Synth It Like KITTI: Synthetic Data Generation for Object Detection in Driving Scenarios
Richard Marcus, Christian Vogel, Inga Jatzkowski, Niklas Knoop, Marc Stamminger
TL;DR
This work tackles the synthetic-to-real transfer problem for 3D LiDAR object detection in driving scenarios by building a CARLA-based data-generation pipeline with domain randomization and explicit sensor modeling. It demonstrates that carefully modeled LiDAR intensity, environment and vehicle behavior variations, and bounding-box adjustments can enable synthetic data to generalize to KITTI, with fine-tuning on a small real-data subset nearly bridging the gap.
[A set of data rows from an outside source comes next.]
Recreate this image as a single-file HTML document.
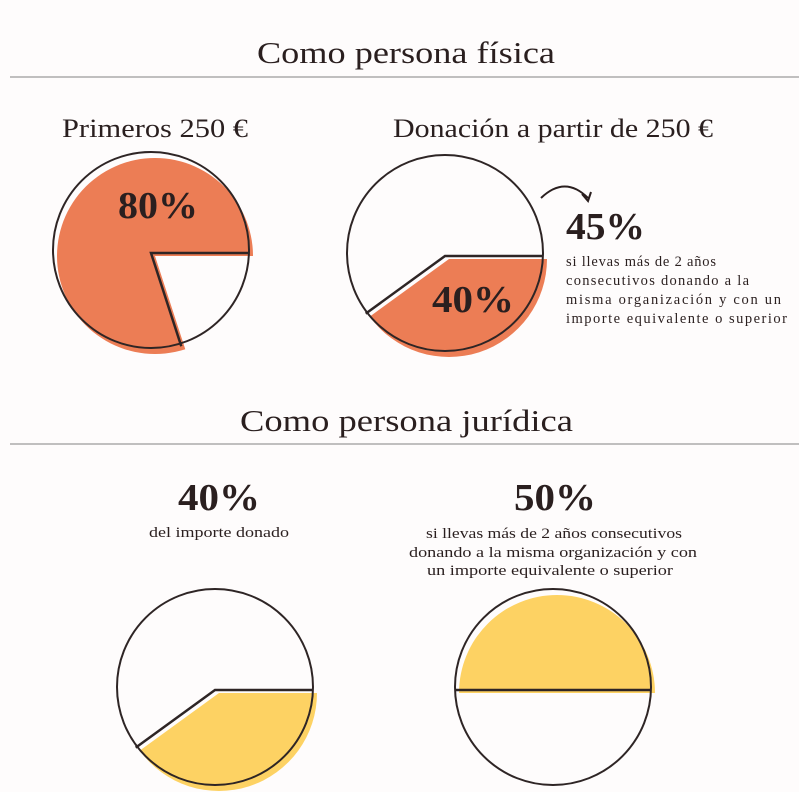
<!DOCTYPE html>
<html><head><meta charset="utf-8"><style>
body{margin:0;background:#fff;}
svg{display:block;font-family:"Liberation Serif",serif;}
</style></head><body>
<svg id="c" width="799" height="792" viewBox="0 0 799 792">
<rect width="799" height="792" fill="#fefcfc"/>
<text x="257" y="63" font-size="31" textLength="298" lengthAdjust="spacingAndGlyphs" fill="#2a1f1f">Como persona física</text>
<line x1="10" y1="77" x2="799" y2="77" stroke="#9a9a9a" stroke-width="1.2"/>
<text x="62" y="137" font-size="26" textLength="186" lengthAdjust="spacingAndGlyphs" fill="#2a1f1f">Primeros 250 €</text>
<text x="393" y="137" font-size="26" textLength="320" lengthAdjust="spacingAndGlyphs" fill="#2a1f1f">Donación a partir de 250 €</text>
<g id="pies"></g>
<text x="118" y="218" font-size="38" font-weight="bold" textLength="80" lengthAdjust="spacingAndGlyphs" fill="#2a1f1f">80%</text>
<text x="432" y="312" font-size="38" font-weight="bold" textLength="82" lengthAdjust="spacingAndGlyphs" fill="#2a1f1f">40%</text>
<path d="M541 198 Q565 175 588 198" fill="none" stroke="#2a1f1f" stroke-width="2"/>
<path d="M582 194 L588 201 L591 192" fill="none" stroke="#2a1f1f" stroke-width="2"/>
<text x="566" y="239" font-size="38" font-weight="bold" textLength="79" lengthAdjust="spacingAndGlyphs" fill="#2a1f1f">45%</text>
<g font-size="14.5" fill="#2a1f1f" lengthAdjust="spacingAndGlyphs">
<text x="566" y="266" textLength="150">si llevas más de 2 años</text>
<text x="566" y="285" textLength="183">consecutivos donando a la</text>
<text x="566" y="304" textLength="215">misma organización y con un</text>
<text x="566" y="323" textLength="221">importe equivalente o superior</text>
</g>
<text x="240" y="431" font-size="31" textLength="333" lengthAdjust="spacingAndGlyphs" fill="#2a1f1f">Como persona jurídica</text>
<line x1="10" y1="444" x2="799" y2="444" stroke="#9a9a9a" stroke-width="1.2"/>
<text x="178" y="510" font-size="38" font-weight="bold" textLength="82" lengthAdjust="spacingAndGlyphs" fill="#2a1f1f">40%</text>
<text x="149" y="537" font-size="14.5" textLength="140" lengthAdjust="spacingAndGlyphs" fill="#2a1f1f">del importe donado</text>
<text x="514" y="510" font-size="38" font-weight="bold" textLength="82" lengthAdjust="spacingAndGlyphs" fill="#2a1f1f">50%</text>
<g font-size="14.5" fill="#2a1f1f">
<text x="426" y="538" textLength="256" lengthAdjust="spacingAndGlyphs">si llevas más de 2 años consecutivos</text>
<text x="409" y="557" textLength="288" lengthAdjust="spacingAndGlyphs">donando a la misma organización y con</text>
<text x="427" y="575" textLength="246" lengthAdjust="spacingAndGlyphs">un importe equivalente o superior</text>
</g>
</svg>
<script>
const pieNames=['pie-fisica-primeros','pie-fisica-resto','pie-juridica-40','pie-juridica-50'];
const piePercents=[80,40,40,50];
const pieColors=['#ec7d55','#ec7d55','#fdd263','#fdd263'];
const pieDirections=[-1,1,1,-1];
const layout=[{cx:151,cy:253,r:98},{cx:445,cy:256,r:98},{cx:215,cy:690,r:98},{cx:553,cy:690,r:98}];
const ns='http://www.w3.org/2000/svg';
const g=document.getElementById('pies');
function pt(cx,cy,r,deg){const a=deg*Math.PI/180;return [cx+r*Math.cos(a),cy+r*Math.sin(a)];}
function sector(cx,cy,r,a0,a1){
  const p0=pt(cx,cy,r,a0),p1=pt(cx,cy,r,a1);
  const large=Math.abs(a1-a0)>180?1:0,sw=a1>a0?1:0;
  return `M${cx} ${cy} L${p0[0]} ${p0[1]} A${r} ${r} 0 ${large} ${sw} ${p1[0]} ${p1[1]} Z`;
}
piePercents.forEach((v,i)=>{
  const L=layout[i],sweep=v*3.6;
  const a0=0,a1=pieDirections[i]===1?sweep:-sweep;
  const fill=document.createElementNS(ns,'path');
  fill.setAttribute('d',sector(L.cx+4,L.cy+3,L.r,a0,a1));
  fill.setAttribute('fill',pieColors[i]);
  
  
  g.appendChild(fill);
  const circ=document.createElementNS(ns,'circle');
  circ.setAttribute('cx',L.cx);circ.setAttribute('cy',L.cy-3);circ.setAttribute('r',L.r);
  circ.setAttribute('fill','none');circ.setAttribute('stroke','#2e2525');circ.setAttribute('stroke-width','2');
  
  
  g.appendChild(circ);
  const p=pt(L.cx,L.cy,L.r,a1),e=pt(L.cx,L.cy,L.r,0);
  const ln=document.createElementNS(ns,'path');
  ln.setAttribute('d',i===3?`M${L.cx-L.r} ${L.cy} L${e[0]} ${e[1]}`:`M${e[0]} ${e[1]} L${L.cx} ${L.cy} L${p[0]} ${p[1]}`);
  ln.setAttribute('fill','none');ln.setAttribute('stroke','#2e2525');ln.setAttribute('stroke-width','2.5');
  
  
  g.appendChild(ln);
});
</script>
</body></html>
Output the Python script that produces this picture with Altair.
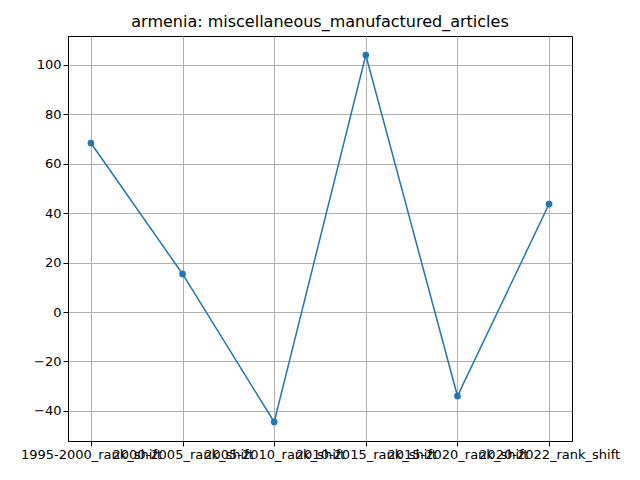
import altair as alt
import pandas as pd

labels = ["1995-2000_rank_shift", "2000-2005_rank_shift", "2005-2010_rank_shift",
          "2010-2015_rank_shift", "2015-2020_rank_shift", "2020-2022_rank_shift"]
values = [68.4, 15.4, -44.5, 104.0, -34.0, 43.7]

df = pd.DataFrame({"i": list(range(len(labels))), "label": labels, "v": values})
expr = "[" + ",".join(f"'{l}'" for l in labels) + "][datum.value]"

x = alt.X("i:Q", scale=alt.Scale(domain=[-0.25, 5.25], nice=False, zero=False),
          axis=alt.Axis(values=list(range(6)), labelExpr=expr, title=None, labelAngle=0,
                        grid=True, labelOverlap=False, labelFontSize=13, labelColor="black",
                        tickColor="black", tickSize=5, domainColor="black", gridColor="#b0b0b0"))
y = alt.Y("v:Q", scale=alt.Scale(domain=[-52.2, 111.7], nice=False, zero=False),
          axis=alt.Axis(values=[-40, -20, 0, 20, 40, 60, 80, 100], title=None, grid=True,
                        labelFontSize=13, labelColor="black", tickColor="black", tickSize=5,
                        domainColor="black", gridColor="#b0b0b0"))

base = alt.Chart(df).encode(x=x, y=y)
chart = (base.mark_line(color="#1f77b4", strokeWidth=1.5) +
         base.mark_circle(color="#1f77b4", size=45, opacity=1)).properties(
    width=504, height=405,
    title=alt.TitleParams("armenia: miscellaneous_manufactured_articles", fontSize=16,
                          fontWeight="normal", font="DejaVu Sans", color="black", offset=6),
    autosize=alt.AutoSizeParams(type="none"),
    padding={"left": 60, "top": 28, "right": 60, "bottom": 31},
).configure_axis(labelFont="DejaVu Sans").configure_view(stroke="black")

chart.save("out.html", embed_options={"renderer": "svg", "actions": False})
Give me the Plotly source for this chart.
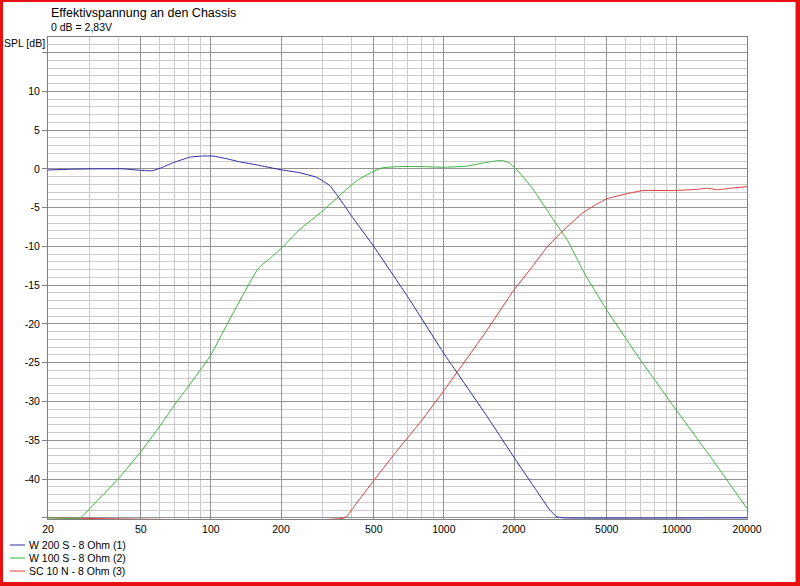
import plotly.graph_objects as go

# ---------------- data ----------------
f_blue = [20, 25, 32, 42, 50, 56, 62, 69, 81, 92, 102, 117, 133, 158, 198, 241, 285, 325, 358,
          400, 500, 700, 1000, 1500, 2000, 2500, 2850, 3050, 3250, 20000]
db_blue = [-0.15, -0.05, 0, 0, -0.2, -0.25, 0.2, 0.8, 1.5, 1.65, 1.65, 1.3, 0.9, 0.5, -0.1, -0.5, -1.1, -2.2, -3.9,
           -6.0, -10.0, -16.5, -23.8, -31.5, -37.2, -41.5, -44.0, -44.85, -45, -45]

f_green = [20, 27.5, 32, 40, 50, 60, 70, 85, 100, 120, 140, 160, 180, 200, 241, 300, 358, 420, 496, 548,
           648, 800, 992, 1257, 1532, 1700, 1800, 1900, 1980, 2100, 2412, 2940, 3377, 4000, 5000, 7000,
           10000, 14000, 20000]
db_green = [-45, -45, -43, -40, -36.5, -33.3, -30.4, -27, -24, -19.5, -15.8, -12.8, -11.5, -10.3, -7.8, -5.5, -3.4,
            -1.6, -0.35, 0.15, 0.3, 0.3, 0.2, 0.35, 0.85, 1.05, 1.05, 0.8, 0.35, -0.4, -2.6, -6.5, -9.1, -13.4,
            -18.2, -24.7, -31.2, -37.2, -43.8]

f_red = [20, 376, 420, 500, 605, 800, 1000, 1500, 2000, 2400, 2771, 3240, 3955, 4500, 5012, 6109, 7160,
         9640, 12190, 13500, 14930, 17000, 20000]
db_red = [-45, -45, -43.2, -40.2, -37.0, -32.5, -28.6, -21.2, -15.6, -12.6, -10.1, -8, -5.65, -4.6, -3.85, -3.2,
          -2.8, -2.8, -2.65, -2.5, -2.7, -2.5, -2.3]

names = ["W 200 S - 8 Ohm (1)", "W 100 S - 8 Ohm (2)", "SC 10 N - 8 Ohm (3)"]
colors = ["#2a2aa8", "#3cb43c", "#dc3c3c"]

x_tickvals = [20, 50, 100, 200, 500, 1000, 2000, 5000, 10000, 20000]
x_ticktext = ["20", "50", "100", "200", "500", "1000", "2000", "5000", "10000", "20000"]
y_tickvals = [-45, -40, -35, -30, -25, -20, -15, -10, -5, 0, 5, 10, 15]
y_ticktext = ["", "-40", "-35", "-30", "-25", "-20", "-15", "-10", "-5", "0", "5", "10", ""]

FONT = "Liberation Sans, Arial, sans-serif"

fig = go.Figure()
# draw order: red, blue, green (green on top of red at the bottom-left)
fig.add_trace(go.Scatter(x=f_red, y=db_red, mode="lines", name=names[2],
                         line=dict(color=colors[2], width=1, shape="spline", smoothing=0.3)))
fig.add_trace(go.Scatter(x=f_blue, y=db_blue, mode="lines", name=names[0],
                         line=dict(color=colors[0], width=1, shape="spline", smoothing=0.3)))
fig.add_trace(go.Scatter(x=f_green, y=db_green, mode="lines", name=names[1],
                         line=dict(color=colors[1], width=1, shape="spline", smoothing=0.3)))

L, R, T, B = 48, 53, 37, 67
W, H = 800, 586
pw, ph = W - L - R, H - T - B


def px(x):
    return (x - L) / pw


def py(y):
    return (H - B - y) / ph


annotations = [
    dict(text="Effektivspannung an den Chassis", x=px(49), y=py(13), xref="paper", yref="paper",
         xanchor="left", yanchor="middle", showarrow=False, font=dict(family=FONT, size=12.5, color="#000")),
    dict(text="0 dB = 2,83V", x=px(49), y=py(27), xref="paper", yref="paper",
         xanchor="left", yanchor="middle", showarrow=False, font=dict(family=FONT, size=10.5, color="#000")),
    dict(text="SPL [dB]", x=px(2), y=py(43), xref="paper", yref="paper",
         xanchor="left", yanchor="middle", showarrow=False, font=dict(family=FONT, size=10.5, color="#000")),
]
shapes = []
legend_rows = [545, 558, 571]
for i in range(3):
    annotations.append(dict(text=names[i], x=px(27), y=py(legend_rows[i]), xref="paper", yref="paper",
                            xanchor="left", yanchor="middle", showarrow=False,
                            font=dict(family=FONT, size=10.5, color="#000")))
    shapes.append(dict(type="line", xref="paper", yref="paper", x0=px(10), x1=px(25),
                       y0=py(legend_rows[i]), y1=py(legend_rows[i]),
                       line=dict(color=colors[i], width=1)))

# red frame around the picture
red = "#e81010"
for (x0, x1, y0, y1) in [(0, 3, 0, H), (795.5, W, 0, H), (0, W, 0, 2), (0, W, 582, H)]:
    shapes.append(dict(type="rect", xref="paper", yref="paper", x0=px(x0), x1=px(x1),
                       y0=py(y1), y1=py(y0), fillcolor=red, line=dict(width=0), layer="above"))

fig.update_layout(
    width=W, height=H,
    margin=dict(l=L, r=R, t=T, b=B, pad=0),
    paper_bgcolor="white", plot_bgcolor="white",
    showlegend=False,
    font=dict(family=FONT, size=10.5, color="#000"),
    annotations=annotations,
    shapes=shapes,
    xaxis=dict(type="log", range=[1.30103, 4.30103], tickmode="array",
               tickvals=x_tickvals, ticktext=x_ticktext, ticks="",
               showgrid=True, gridcolor="#939393", gridwidth=1,
               minor=dict(tickmode="array",
                          tickvals=[30, 40, 60, 70, 80, 90, 300, 400, 600, 700, 800, 900,
                                    3000, 4000, 6000, 7000, 8000, 9000],
                          showgrid=True, gridcolor="#cacaca", gridwidth=1, ticks=""),
               showline=True, linecolor="#808080", mirror=True, zeroline=False,
               tickfont=dict(family=FONT, size=10.5, color="#000")),
    yaxis=dict(range=[-45.15, 17], tickmode="array", tickvals=y_tickvals, ticktext=y_ticktext,
               ticks="outside", ticklen=5, tickcolor="#808080",
               showgrid=True, gridcolor="#939393", gridwidth=1,
               minor=dict(dtick=1, showgrid=True, gridcolor="#cacaca", gridwidth=1, ticks=""),
               showline=True, linecolor="#808080", mirror=True, zeroline=False,
               tickfont=dict(family=FONT, size=10.5, color="#000")),
)

fig.write_html("out.html", config={"displayModeBar": False},
               post_script="document.body.style.margin='0';document.body.style.overflow='hidden';")
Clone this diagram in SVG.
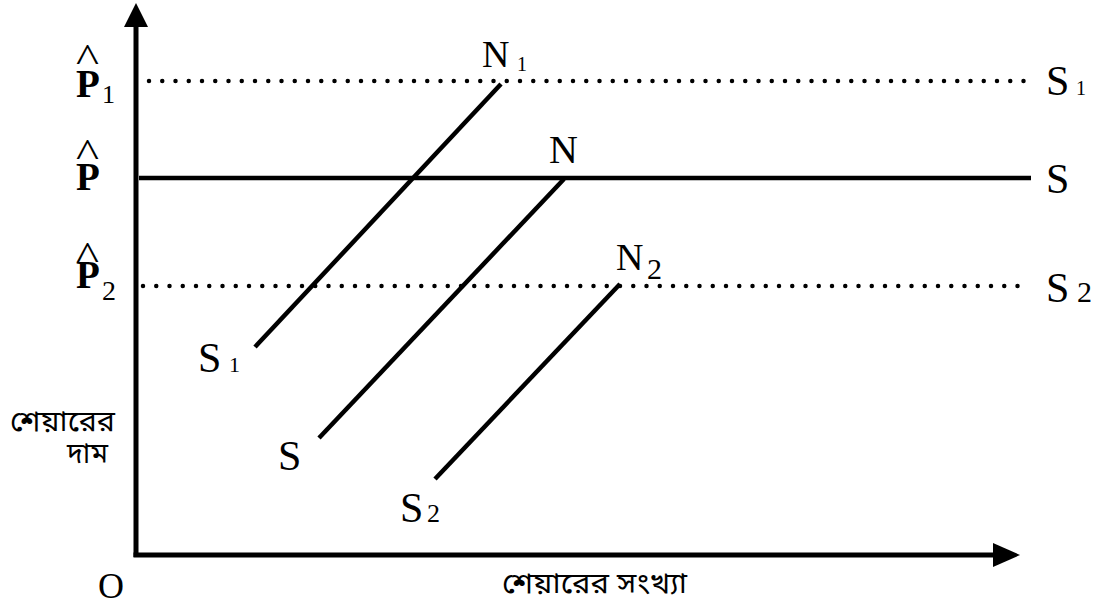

The authors provide a modular, open pipeline and multiple sensor variants to study what drives the domain gap, showing that sensor realism and randomization have substantial impact on transfer performance. The approach yields practical benefits for synthetic pretraining and rapid adaptation to real-world data, highlighting pathways for scalable, domain-robust perception in autonomous driving.
Abstract
An important factor in advancing autonomous driving systems is simulation. Yet, there is rather small progress for transferability between the virtual and real world. We revisit this problem for 3D object detection on LiDAR point clouds and propose a dataset generation pipeline based on the CARLA simulator. Utilizing domain randomization strategies and careful modeling, we are able to train an object detector on the synthetic data and demonstrate strong generalization capabilities to the KITTI dataset. Furthermore, we compare different virtual sensor variants to gather insights, which sensor attributes can be responsible for the prevalent domain gap. Finally, fine-tuning with a small portion of real data almost matches the baseline and with the full training set slightly surpasses it.